The main melodic instruments were a kind of fife - there were maybe 20 players one of whom (a woman in her 20s) was the soloist - boy could she play. I decided the root scale for the instrument was a kind of B minor.

Well I decided I had to get one of these fifes and I got Richard Jones from the embassy to tell me which quarter of town the music shops were in - not far from Yakihabra where everyone goes to buy electronics. The next day I dragged some colleagues over to hunt down the fife. I never found one - what I found instead was a Casio DH-500 windsynth - part of a range which Casio launched at the end of the 1980s. The DH-500 was never sold in the west. I kind of remember seeing a DH100 in Bath maybe in 1991 - I asked in the shop about it but neither they nor I understood it. The DH500 has eight onboard patches, onboard reverb, a fairly rudimentary tremelo and a brilliant portamento. The fingering is vaguely Boehm but with more possibilities. I managed to try it out in the shop (despite the lack of a common language with the vendor) fell in love with it and bought it.

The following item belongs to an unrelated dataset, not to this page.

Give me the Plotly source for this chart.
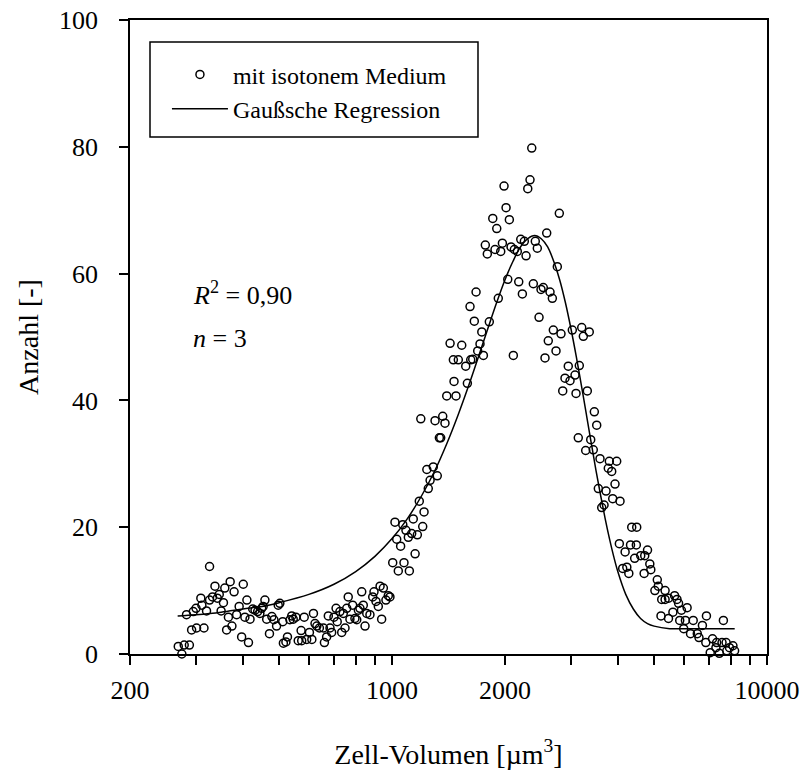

A little before this happy accident I had taped a SONY condenser mike to my flute and fed the signal into the little Korg FX box. I really liked the result and had put a fairly hairy line over a sequence of the first section of Debussy's Ballade which I have liked since I was a teenager but I had never really persevered with that set-up. Its hard to explain what it means having all that new range of timbre under one's fingers and at the end of a column of air - like discovering say that 3 dimensional world one has grown used is actually 7 dimensional.

As far as Place To Be with a modulated rip from the Nocturnes is concerned we'll have to wait and see - but it came into the world pretty fast. AND I have just found a long interview with TM - at www.furious.com/perfect/teomacero.html. The link between Varese Teo and Miles has absolutely made my month!!